--- Do this ---
Working from the top of the listing below, retype each line through the line containing "(0,0) rectangle (600,465);", both included, with no pictures.

Records from a data source:

++++++++++++++++++++

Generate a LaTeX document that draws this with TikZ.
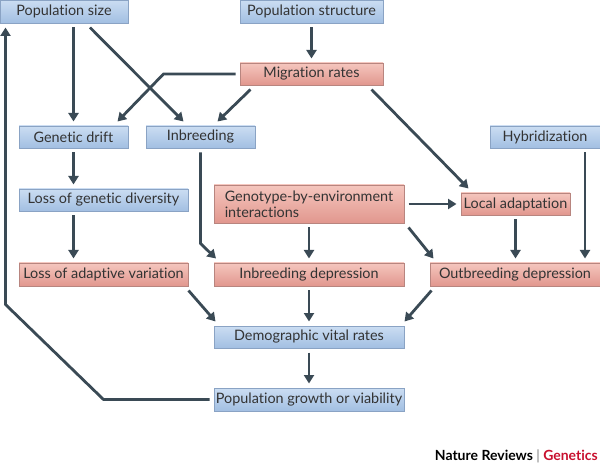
\documentclass[tikz,border=0pt]{standalone}
\usepackage{fontspec}
\setmainfont{Lato}[Ligatures=NoCommon]
\usetikzlibrary{arrows.meta}
\definecolor{arrowgrey}{HTML}{3A4A55}
\definecolor{bluetop}{HTML}{CBDDF2}
\definecolor{bluebot}{HTML}{A2BFE2}
\definecolor{blueline}{HTML}{8AA3C4}
\definecolor{redtop}{HTML}{F5C6BE}
\definecolor{redbot}{HTML}{E1978E}
\definecolor{redline}{HTML}{B8857F}
\definecolor{textgrey}{HTML}{333333}
\definecolor{genred}{HTML}{C8102E}

\begin{document}
\begin{tikzpicture}[
	x=1pt, y=-1pt,
	box/.style={
		shape=rectangle,
		minimum height=23pt,
		inner sep=0pt,
		outer sep=4.5pt,
		line width=0.8pt,
		text=textgrey,
		font=\fontsize{14.4}{16}\selectfont},
	bluebox/.style={box, draw=blueline, top color=bluetop, bottom color=bluebot},
	redbox/.style={box, draw=redline, top color=redtop, bottom color=redbot},
	link/.style={draw=arrowgrey, line width=2.8pt, -{Triangle[width=10pt,length=8.5pt]}}
	]
	\useasboundingbox (0,0) rectangle (600,465);
	
	\node[bluebox, minimum width=128pt] (popsize) at (64,11.5) {Population size};
	\node[bluebox, minimum width=143pt] (popstruct) at (311.5,11.5) {Population structure};
	\node[redbox, minimum width=143pt, minimum height=22pt] (migration) at (311.5,74) {Migration rates};
	
	\node[bluebox, minimum width=109pt, minimum height=22pt] (drift) at (73.5,137) {Genetic drift};
	\node[bluebox, minimum width=109pt, minimum height=22pt] (inbreeding) at (200.5,137) {Inbreeding};
	\node[bluebox, minimum width=110pt, minimum height=22pt] (hybrid) at (545,137) {Hybridization};
	
	\node[bluebox, minimum width=169pt, minimum height=22pt] (lossdiv) at (103.5,200) {Loss of genetic diversity};
	\node[redbox, minimum width=190pt, minimum height=38pt, align=left] (gxe) at (309,204) {Genotype-by-environment\\interactions};
	\node[redbox, minimum width=109pt, minimum height=22pt] (localad) at (515.5,204) {Local adaptation};
	
	\node[redbox, minimum width=169pt] (lossadapt) at (103.5,274.5) {Loss of adaptive variation};
	\node[redbox, minimum width=190pt] (inbdep) at (309,274.5) {Inbreeding depression};
	\node[redbox, minimum width=170pt] (outdep) at (515,274.5) {Outbreeding depression};
	
	\node[bluebox, minimum width=190pt, minimum height=22pt] (demo) at (309,337) {Demographic vital rates};
	\node[bluebox, minimum width=190pt] (growth) at (309,399.5) {Population growth or viability};
	
	\node[anchor=base east, inner sep=0pt, font=\fontsize{14}{16}\selectfont\bfseries] (credit) at (598,460)
		{Nature Reviews {\color{gray}\mdseries|} {\color{genred}Genetics}};
	
	\draw[link] (drift.north |- popsize.south) -- (drift.north);
	\draw[link] ([xshift=26pt]popsize.south) -- ([xshift=-17pt]inbreeding.north);
	\draw[link] (popstruct) -- (migration);
	\draw[link] (migration.west) -- ([xshift=-72pt]migration.west) -- ([xshift=44pt]drift.north);
	\draw[link] ([xshift=-61pt]migration.south) -- ([xshift=17pt]inbreeding.north);
	\draw[link] ([xshift=60pt]migration.south) -- ([xshift=-47pt]localad.north);
	\draw[link] ([xshift=40pt]hybrid.south) -- ([xshift=40pt]hybrid.south |- outdep.north);
	
	\draw[link] (drift) -- (drift |- lossdiv.north);
	\draw[link] (drift |- lossdiv.south) -- (drift |- lossadapt.north);
	\draw[link] (inbreeding.south) -- ([yshift=15pt]inbreeding.south |- inbdep.north) -- ([xshift=-93pt]inbdep.north);
	\draw[link] (gxe) -- (localad);
	\draw[link] (gxe) -- (inbdep);
	\draw[link] (gxe.south east) -- ([xshift=8pt]outdep.north west);
	\draw[link] (localad) -- (outdep.north -| localad);
	
	\draw[link] ([xshift=-4pt]lossadapt.south east) -- ([xshift=6pt]demo.north west);
	\draw[link] (inbdep) -- (demo);
	\draw[link] ([xshift=6pt]outdep.south west) -- ([xshift=-4pt]demo.north east);
	\draw[link] (demo) -- (growth);
	\draw[link] (growth.west) -- ++(-106,0) -- ++(-98,-95) -- ([xshift=10pt]popsize.south west);
\end{tikzpicture}
\end{document}
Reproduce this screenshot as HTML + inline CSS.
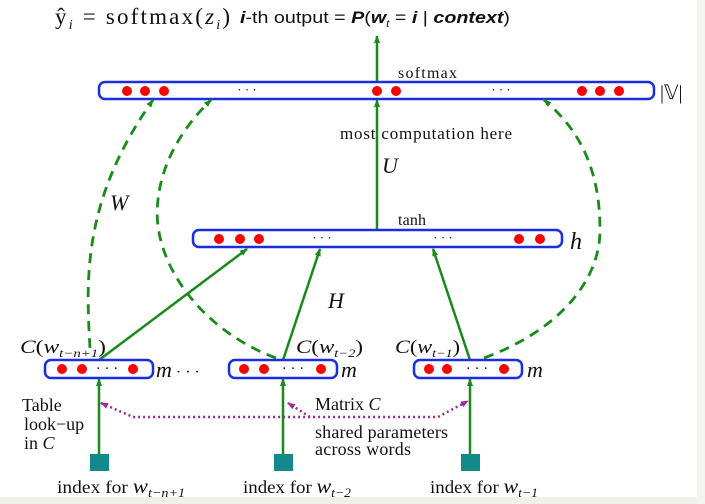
<!DOCTYPE html>
<html><head><meta charset="utf-8"><style>
html,body{margin:0;padding:0;background:#fff;}
svg{display:block;}
text{font-family:"Liberation Serif",serif;fill:#111;}
</style></head><body>
<svg width="705" height="504" viewBox="0 0 705 504">
<defs>
<marker id="ga" markerWidth="8" markerHeight="8" refX="7" refY="4" orient="auto" markerUnits="userSpaceOnUse"><path d="M0,1 L8,4 L0,7 Z" fill="#1a8a1a"/></marker>
<marker id="pa" markerWidth="8" markerHeight="8" refX="7" refY="4" orient="auto" markerUnits="userSpaceOnUse"><path d="M0,1 L8,4 L0,7 Z" fill="#9a2a9a"/></marker>
</defs>
<rect x="0" y="497" width="705" height="7" fill="#f1f1ec"/>
<rect x="697" y="0" width="8" height="504" fill="#f3f3f0"/>

<text x="55" y="24" font-size="23" textLength="175" lengthAdjust="spacing">ŷ<tspan font-size="14" dy="5" font-style="italic">i</tspan><tspan dy="-5"> = softmax(</tspan><tspan font-style="italic">z</tspan><tspan font-size="14" dy="5" font-style="italic">i</tspan><tspan dy="-5">)</tspan></text>
<text x="240" y="23" font-size="17" textLength="270" lengthAdjust="spacingAndGlyphs" style="font-family:'Liberation Sans',sans-serif"><tspan font-style="italic" font-weight="bold">i</tspan>-th output = <tspan font-style="italic" font-weight="bold">P</tspan>(<tspan font-style="italic" font-weight="bold">w</tspan><tspan font-size="10" dy="4" font-style="italic">t</tspan><tspan dy="-4"> = </tspan><tspan font-style="italic" font-weight="bold">i</tspan> | <tspan font-style="italic" font-weight="bold">context</tspan>)</text>

<line x1="377" y1="82" x2="377" y2="36" stroke="#1a8a1a" stroke-width="2.5" marker-end="url(#ga)"/>
<line x1="377" y1="229" x2="377" y2="100" stroke="#1a8a1a" stroke-width="2.5" marker-end="url(#ga)"/>

<g>
<rect x="99" y="82" width="555" height="17" rx="6" fill="#fff" stroke="#1a2ee0" stroke-width="2.5"/>
<circle cx="127" cy="91" r="5" fill="#f00"/><circle cx="145" cy="91" r="5" fill="#f00"/><circle cx="164" cy="91" r="5" fill="#f00"/>
<circle cx="377" cy="91" r="5" fill="#f00"/><circle cx="396" cy="91" r="5" fill="#f00"/>
<circle cx="582" cy="91" r="5" fill="#f00"/><circle cx="600" cy="91" r="5" fill="#f00"/><circle cx="619" cy="91" r="5" fill="#f00"/>
<text x="247" y="94" font-size="13" text-anchor="middle">· · ·</text>
<text x="501" y="94" font-size="13" text-anchor="middle">· · ·</text>
</g>
<text x="660" y="99" font-size="20">|𝕍|</text>
<text x="398" y="78" font-size="16" textLength="59">softmax</text>
<text x="340" y="139" font-size="17" textLength="172">most  computation here</text>
<text x="382" y="173" font-size="22" font-style="italic">U</text>
<text x="110" y="210" font-size="22" font-style="italic">W</text>
<text x="398" y="225" font-size="16" textLength="28">tanh</text>
<text x="328" y="308" font-size="22" font-style="italic">H</text>

<path d="M90,348 C86,280 82,200 153,100" fill="none" stroke="#1a8a1a" stroke-width="2.8" stroke-dasharray="10,7" marker-end="url(#ga)"/>
<path d="M276,358 C200,330 150,260 158,200 C162,160 185,125 211,100" fill="none" stroke="#1a8a1a" stroke-width="2.8" stroke-dasharray="10,7" marker-end="url(#ga)"/>
<path d="M484,358 C560,330 600,280 600,230 C600,170 580,130 544,100" fill="none" stroke="#1a8a1a" stroke-width="2.8" stroke-dasharray="10,7" marker-end="url(#ga)"/>

<line x1="99" y1="360" x2="247" y2="249" stroke="#1a8a1a" stroke-width="2.5" marker-end="url(#ga)"/>
<line x1="283" y1="360" x2="320" y2="249" stroke="#1a8a1a" stroke-width="2.5" marker-end="url(#ga)"/>
<line x1="470" y1="360" x2="433" y2="249" stroke="#1a8a1a" stroke-width="2.5" marker-end="url(#ga)"/>

<g>
<rect x="193" y="230" width="369" height="17" rx="6" fill="#fff" stroke="#1a2ee0" stroke-width="2.5"/>
<circle cx="219" cy="239" r="5" fill="#f00"/><circle cx="240" cy="239" r="5" fill="#f00"/><circle cx="259" cy="239" r="5" fill="#f00"/>
<circle cx="519" cy="239" r="5" fill="#f00"/><circle cx="540" cy="239" r="5" fill="#f00"/>
<text x="322" y="242" font-size="13" text-anchor="middle">· · ·</text>
<text x="443" y="242" font-size="13" text-anchor="middle">· · ·</text>
</g>
<text x="570" y="249" font-size="24" font-style="italic">h</text>

<g>
<rect x="45" y="360" width="108" height="18" rx="6" fill="#fff" stroke="#1a2ee0" stroke-width="2.5"/>
<circle cx="62" cy="369" r="5" fill="#f00"/><circle cx="82" cy="369" r="5" fill="#f00"/><circle cx="133" cy="369" r="5" fill="#f00"/>
<text x="107" y="373" font-size="15" text-anchor="middle">· · ·</text>
</g>
<g>
<rect x="229" y="360" width="108" height="18" rx="6" fill="#fff" stroke="#1a2ee0" stroke-width="2.5"/>
<circle cx="244" cy="369" r="5" fill="#f00"/><circle cx="264" cy="369" r="5" fill="#f00"/><circle cx="321" cy="369" r="5" fill="#f00"/>
<text x="293" y="373" font-size="15" text-anchor="middle">· · ·</text>
</g>
<g>
<rect x="414" y="360" width="108" height="18" rx="6" fill="#fff" stroke="#1a2ee0" stroke-width="2.5"/>
<circle cx="429" cy="369" r="5" fill="#f00"/><circle cx="447" cy="369" r="5" fill="#f00"/><circle cx="504" cy="369" r="5" fill="#f00"/>
<text x="477" y="373" font-size="15" text-anchor="middle">· · ·</text>
</g>
<text x="156" y="377" font-size="22" font-style="italic">m<tspan font-style="normal" font-size="16"> · · ·</tspan></text>
<text x="341" y="377" font-size="22" font-style="italic">m</text>
<text x="527" y="377" font-size="22" font-style="italic">m</text>

<text x="20" y="353" font-size="19" textLength="86" lengthAdjust="spacingAndGlyphs"><tspan font-style="italic">C</tspan>(<tspan font-style="italic">w</tspan><tspan font-size="12" dy="4" font-style="italic">t−n+1</tspan><tspan dy="-4">)</tspan></text>
<text x="296" y="353" font-size="19" textLength="67" lengthAdjust="spacingAndGlyphs"><tspan font-style="italic">C</tspan>(<tspan font-style="italic">w</tspan><tspan font-size="12" dy="4" font-style="italic">t−2</tspan><tspan dy="-4">)</tspan></text>
<text x="395" y="353" font-size="19" textLength="65" lengthAdjust="spacingAndGlyphs"><tspan font-style="italic">C</tspan>(<tspan font-style="italic">w</tspan><tspan font-size="12" dy="4" font-style="italic">t−1</tspan><tspan dy="-4">)</tspan></text>

<line x1="99" y1="455" x2="99" y2="379" stroke="#1a8a1a" stroke-width="2.5" marker-end="url(#ga)"/>
<line x1="283" y1="455" x2="283" y2="379" stroke="#1a8a1a" stroke-width="2.5" marker-end="url(#ga)"/>
<line x1="470" y1="455" x2="470" y2="379" stroke="#1a8a1a" stroke-width="2.5" marker-end="url(#ga)"/>
<rect x="90" y="454" width="19" height="17" fill="#128a8a"/>
<rect x="274" y="454" width="19" height="17" fill="#128a8a"/>
<rect x="461" y="454" width="19" height="17" fill="#128a8a"/>

<path d="M101,403 L133,417 L438,417 L468,401" fill="none" stroke="#9a2a9a" stroke-width="2.5" stroke-dasharray="2,3"/>
<path d="M133,417 L101,403" fill="none" stroke="none" marker-end="url(#pa)"/>
<path d="M310,417 L288,403" fill="none" stroke="#9a2a9a" stroke-width="2.5" stroke-dasharray="2,3" marker-end="url(#pa)"/>
<path d="M438,417 L468,401" fill="none" stroke="none" marker-end="url(#pa)"/>

<text x="22" y="411" font-size="18">Table</text>
<text x="24" y="430" font-size="18">look−up</text>
<text x="24" y="449" font-size="18">in <tspan font-style="italic">C</tspan></text>
<text x="315" y="410" font-size="18">Matrix <tspan font-style="italic">C</tspan></text>
<text x="315" y="438" font-size="18" textLength="133">shared parameters</text>
<text x="315" y="455" font-size="18" textLength="96">across words</text>

<text x="57" y="493" font-size="18" textLength="128" lengthAdjust="spacingAndGlyphs">index for <tspan font-style="italic" font-size="21">w</tspan><tspan font-style="italic" font-size="13" dy="4">t−n+1</tspan></text>
<text x="243" y="493" font-size="18" textLength="108" lengthAdjust="spacingAndGlyphs">index for <tspan font-style="italic" font-size="21">w</tspan><tspan font-style="italic" font-size="13" dy="4">t−2</tspan></text>
<text x="430" y="493" font-size="18" textLength="108" lengthAdjust="spacingAndGlyphs">index for <tspan font-style="italic" font-size="21">w</tspan><tspan font-style="italic" font-size="13" dy="4">t−1</tspan></text>
</svg>
</body></html>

++++++++++++++++++++

--- Full answer ---
Generate a LaTeX document that draws this with TikZ.
\documentclass[tikz,border=0pt]{standalone}
\usepackage{fontspec}
\setmainfont{Lato}[Ligatures=NoCommon]
\usetikzlibrary{arrows.meta}
\definecolor{arrowgrey}{HTML}{3A4A55}
\definecolor{bluetop}{HTML}{CBDDF2}
\definecolor{bluebot}{HTML}{A2BFE2}
\definecolor{blueline}{HTML}{8AA3C4}
\definecolor{redtop}{HTML}{F5C6BE}
\definecolor{redbot}{HTML}{E1978E}
\definecolor{redline}{HTML}{B8857F}
\definecolor{textgrey}{HTML}{333333}
\definecolor{genred}{HTML}{C8102E}

\begin{document}
\begin{tikzpicture}[
	x=1pt, y=-1pt,
	box/.style={
		shape=rectangle,
		minimum height=23pt,
		inner sep=0pt,
		outer sep=4.5pt,
		line width=0.8pt,
		text=textgrey,
		font=\fontsize{14.4}{16}\selectfont},
	bluebox/.style={box, draw=blueline, top color=bluetop, bottom color=bluebot},
	redbox/.style={box, draw=redline, top color=redtop, bottom color=redbot},
	link/.style={draw=arrowgrey, line width=2.8pt, -{Triangle[width=10pt,length=8.5pt]}}
	]
	\useasboundingbox (0,0) rectangle (600,465);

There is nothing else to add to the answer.